Network Magazine's June 1999 issue is all about wireless technology. Some of this is fairly technical, but all of it is worth reading. It includes:
Elizabeth Clark's "Pulling the Plug on the Local Loop"
Peter Ruber's "Wires Not Included"


WLANA: the Wireless LAN Alliance, a nonprofit consortium of wireless LAN vendors. A detailed "Introduction to Wireless LANs" carries the reader through the technical explanation.

The Wireless Libraries Homepage
While many of the links on this page are no longer operable, it does have a bibliography, and host Dale Foster expects to update it shortly (its last update was in the autumn of 1998).

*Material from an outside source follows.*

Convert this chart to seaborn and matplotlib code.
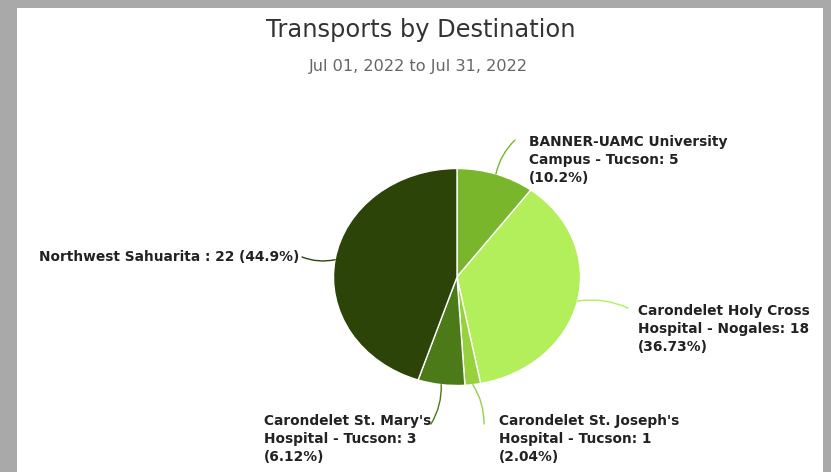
import matplotlib.pyplot as plt
import matplotlib.patches as mpatches
import seaborn as sns
import numpy as np

# Datos del gráfico
destinos = [
    "BANNER-UAMC University\nCampus - Tucson",
    "Carondelet Holy Cross\nHospital - Nogales",
    "Carondelet St. Joseph's\nHospital - Tucson",
    "Carondelet St. Mary's\nHospital - Tucson",
    "Northwest Sahuarita ",
]
traslados = [5, 18, 1, 3, 22]
colores = ["#7ab62c", "#b2ef5a", "#97d13e", "#4c7a18", "#2d4409"]

# posición del texto (px de figura, arriba-izquierda) y final de la guía
pos_texto = [(529, 135), (638, 304), (499, 414), (264, 414), (299, 257)]
fin_guia = [(515, 140), (628, 308), (484, 424), (431, 424), (302, 257)]

sns.set_style("white")
plt.rcParams['font.family'] = ['DejaVu Sans']

W, H = 831, 472
fig = plt.figure(figsize=(W / 100, H / 100), dpi=100)
fig.patch.set_facecolor("#a9a9a9")
fig.patches.append(mpatches.Rectangle((17 / W, 0), (823 - 17) / W, (H - 8) / H,
                                      transform=fig.transFigure, facecolor="white",
                                      edgecolor="none", zorder=-5))

# ejes del pastel (algo achatado como en la imagen)
cx, cy, rx, ry = 457, 277, 123.5, 108.5
ax = fig.add_axes([(cx - rx) / W, (H - cy - ry) / H, 2 * rx / W, 2 * ry / H])
ax.patch.set_alpha(0)
wedges, _ = ax.pie(traslados, colors=colores, startangle=90, counterclock=False,
                   wedgeprops=dict(edgecolor="white", linewidth=1))
ax.set_aspect("auto")
ax.set_xlim(-1, 1)
ax.set_ylim(-1, 1)

total = sum(traslados)
for i, w in enumerate(wedges):
    pct = round(traslados[i] / total * 100, 2)
    ang = np.deg2rad((w.theta1 + w.theta2) / 2)
    borde = (np.cos(ang), np.sin(ang))
    ex, ey = fin_guia[i]
    ax.annotate("", xy=borde, xycoords="data", xytext=(ex, H - ey),
                textcoords="figure pixels",
                arrowprops=dict(arrowstyle="-", color=colores[i], lw=1,
                                connectionstyle="arc3,rad=0.15", shrinkA=0, shrinkB=0),
                annotation_clip=False)
    tx, ty = pos_texto[i]
    if i == 4:
        etiqueta = f"{destinos[i]}: {traslados[i]} ({pct:g}%)"
        fig.text(tx / W, 1 - ty / H, etiqueta, ha="right", va="center",
                 fontsize=9.9, fontweight="bold", color="#222222")
    else:
        etiqueta = f"{destinos[i]}: {traslados[i]}\n({pct:g}%)"
        fig.text(tx / W, 1 - ty / H, etiqueta, ha="left", va="top",
                 fontsize=9.9, fontweight="bold", color="#222222", linespacing=1.35)

fig.text(421 / W, 1 - 30 / H, "Transports by Destination", ha="center", va="center",
         fontsize=17.4, color="#333333")
fig.text(418 / W, 1 - 66 / H, "Jul 01, 2022 to Jul 31, 2022", ha="center", va="center",
         fontsize=11.6, color="#666666")

fig.savefig("out.png", dpi=100, facecolor=fig.get_facecolor())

From Solectek wireless network's press release on the use of wireless to unite a number of Native American groups:
"The Solectek wireless network has literally saved us from going over the river and through the woods, not to mention crossing the railroad tracks and several highways," said Terry Honeycutt, MIS Coordinator for the Isleta Pueblo in New Mexico. Email and internet access were made possible via this wireless network over 211,000 acres.